Instructions for the task: Write the data out again, character for character, with no images.

Supplied data:
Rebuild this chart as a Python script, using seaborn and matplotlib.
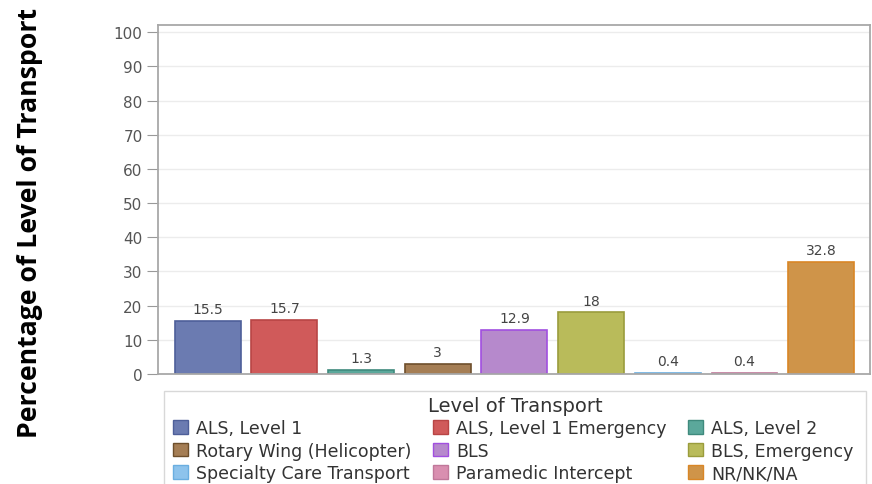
import matplotlib
matplotlib.use("Agg")
import matplotlib.pyplot as plt
import matplotlib.patches as mpatches
import pandas as pd
import seaborn as sns

categories = [
    "ALS, Level 1",
    "ALS, Level 1 Emergency",
    "ALS, Level 2",
    "Rotary Wing (Helicopter)",
    "BLS",
    "BLS, Emergency",
    "Specialty Care Transport",
    "Paramedic Intercept",
    "NR/NK/NA",
]
values = [15.5, 15.7, 1.3, 3, 12.9, 18, 0.4, 0.4, 32.8]
value_labels = ["15.5", "15.7", "1.3", "3", "12.9", "18", "0.4", "0.4", "32.8"]
colors = ["#6b7bb1", "#d05a5a", "#5ba89b", "#a57e55", "#b689cc",
          "#b9bb5a", "#8dc3ec", "#d98fb0", "#cf9449"]
edges = ["#4e5f99", "#b84545", "#3f8a7d", "#6e4f2c", "#a14fe0",
         "#9a9c3c", "#6aaee0", "#c0789a", "#d98626"]

df = pd.DataFrame({"level": categories, "pct": values})

sns.set_style("white")
plt.rcParams["font.family"] = ["DejaVu Sans"]

fig = plt.figure(figsize=(8.72, 4.85), dpi=100)
ax = fig.add_axes([0.181, 0.2268, 0.817, 0.719])

sns.barplot(data=df, x="level", y="pct", hue="level", palette=colors,
            width=0.86, legend=False, ax=ax, saturation=1)
for bar, ec in zip(ax.patches, edges):
    bar.set_edgecolor(ec)
    bar.set_linewidth(1.2)

for i, (v, lab) in enumerate(zip(values, value_labels)):
    ax.annotate(lab, (i, v), xytext=(0, 3.5), textcoords="offset points",
                ha="center", va="bottom", fontsize=10, color="#444444")

ax.set_xlim(-0.65, 8.64)
ax.set_ylim(0, 102)
ax.set_yticks(range(0, 101, 10))
ax.set_xticks([])
ax.set_xlabel("")
ax.set_ylabel("")
ax.yaxis.grid(True, color="#ececec", linewidth=1)
ax.set_axisbelow(True)
ax.tick_params(axis="y", left=True, length=8, color="#999999",
               labelsize=11, labelcolor="#555555", pad=3)
for side in ["left", "bottom", "top", "right"]:
    ax.spines[side].set_color("#a8a8a8")
    ax.spines[side].set_linewidth(1.3)

fig.text(0.034, 1 - 223 / 485, "Percentage of Level of Transport", rotation=90,
         ha="center", va="center", fontsize=19.2, fontweight="bold",
         color="black", family=["Open Sans", "DejaVu Sans"])

# legend box, cut off by the bottom edge like the reference
fig.patches.append(mpatches.Rectangle((164 / 872, -0.05), 702 / 872, 0.05 + 93 / 485,
                                      transform=fig.transFigure, fill=False,
                                      edgecolor="#d8d8d8", linewidth=1))
fig.text(515 / 872, 1 - 407 / 485, "Level of Transport", ha="center", va="center",
         fontsize=14, color="#333333")

# three legend columns, filled row by row
col_x = [173, 433, 688]
for c in range(3):
    idx = [c, c + 3, c + 6]
    handles = [mpatches.Patch(facecolor=colors[k], edgecolor=edges[k]) for k in idx]
    leg = fig.legend(handles, [categories[k] for k in idx], loc="upper left",
                     bbox_to_anchor=(col_x[c] / 872, 1 - 420 / 485), frameon=False,
                     fontsize=12.5, handlelength=0.85, handleheight=0.85,
                     handletextpad=0.5, labelspacing=0.26, borderpad=0,
                     borderaxespad=0)
    for t in leg.get_texts():
        t.set_color("#333333")

fig.savefig("out.png", dpi=100)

Result of the task:
Rebuild this chart as a Python script, using seaborn and matplotlib.
import matplotlib
matplotlib.use("Agg")
import matplotlib.pyplot as plt
import matplotlib.patches as mpatches
import pandas as pd
import seaborn as sns

categories = [
    "ALS, Level 1",
    "ALS, Level 1 Emergency",
    "ALS, Level 2",
    "Rotary Wing (Helicopter)",
    "BLS",
    "BLS, Emergency",
    "Specialty Care Transport",
    "Paramedic Intercept",
    "NR/NK/NA",
]
values = [15.5, 15.7, 1.3, 3, 12.9, 18, 0.4, 0.4, 32.8]
value_labels = ["15.5", "15.7", "1.3", "3", "12.9", "18", "0.4", "0.4", "32.8"]
colors = ["#6b7bb1", "#d05a5a", "#5ba89b", "#a57e55", "#b689cc",
          "#b9bb5a", "#8dc3ec", "#d98fb0", "#cf9449"]
edges = ["#4e5f99", "#b84545", "#3f8a7d", "#6e4f2c", "#a14fe0",
         "#9a9c3c", "#6aaee0", "#c0789a", "#d98626"]

df = pd.DataFrame({"level": categories, "pct": values})

sns.set_style("white")
plt.rcParams["font.family"] = ["DejaVu Sans"]

fig = plt.figure(figsize=(8.72, 4.85), dpi=100)
ax = fig.add_axes([0.181, 0.2268, 0.817, 0.719])

sns.barplot(data=df, x="level", y="pct", hue="level", palette=colors,
            width=0.86, legend=False, ax=ax, saturation=1)
for bar, ec in zip(ax.patches, edges):
    bar.set_edgecolor(ec)
    bar.set_linewidth(1.2)

for i, (v, lab) in enumerate(zip(values, value_labels)):
    ax.annotate(lab, (i, v), xytext=(0, 3.5), textcoords="offset points",
                ha="center", va="bottom", fontsize=10, color="#444444")

ax.set_xlim(-0.65, 8.64)
ax.set_ylim(0, 102)
ax.set_yticks(range(0, 101, 10))
ax.set_xticks([])
ax.set_xlabel("")
ax.set_ylabel("")
ax.yaxis.grid(True, color="#ececec", linewidth=1)
ax.set_axisbelow(True)
ax.tick_params(axis="y", left=True, length=8, color="#999999",
               labelsize=11, labelcolor="#555555", pad=3)
for side in ["left", "bottom", "top", "right"]:
    ax.spines[side].set_color("#a8a8a8")
    ax.spines[side].set_linewidth(1.3)

fig.text(0.034, 1 - 223 / 485, "Percentage of Level of Transport", rotation=90,
         ha="center", va="center", fontsize=19.2, fontweight="bold",
         color="black", family=["Open Sans", "DejaVu Sans"])

# legend box, cut off by the bottom edge like the reference
fig.patches.append(mpatches.Rectangle((164 / 872, -0.05), 702 / 872, 0.05 + 93 / 485,
                                      transform=fig.transFigure, fill=False,
                                      edgecolor="#d8d8d8", linewidth=1))
fig.text(515 / 872, 1 - 407 / 485, "Level of Transport", ha="center", va="center",
         fontsize=14, color="#333333")

# three legend columns, filled row by row
col_x = [173, 433, 688]
for c in range(3):
    idx = [c, c + 3, c + 6]
    handles = [mpatches.Patch(facecolor=colors[k], edgecolor=edges[k]) for k in idx]
    leg = fig.legend(handles, [categories[k] for k in idx], loc="upper left",
                     bbox_to_anchor=(col_x[c] / 872, 1 - 420 / 485), frameon=False,
                     fontsize=12.5, handlelength=0.85, handleheight=0.85,
                     handletextpad=0.5, labelspacing=0.26, borderpad=0,
                     borderaxespad=0)
    for t in leg.get_texts():
        t.set_color("#333333")

fig.savefig("out.png", dpi=100)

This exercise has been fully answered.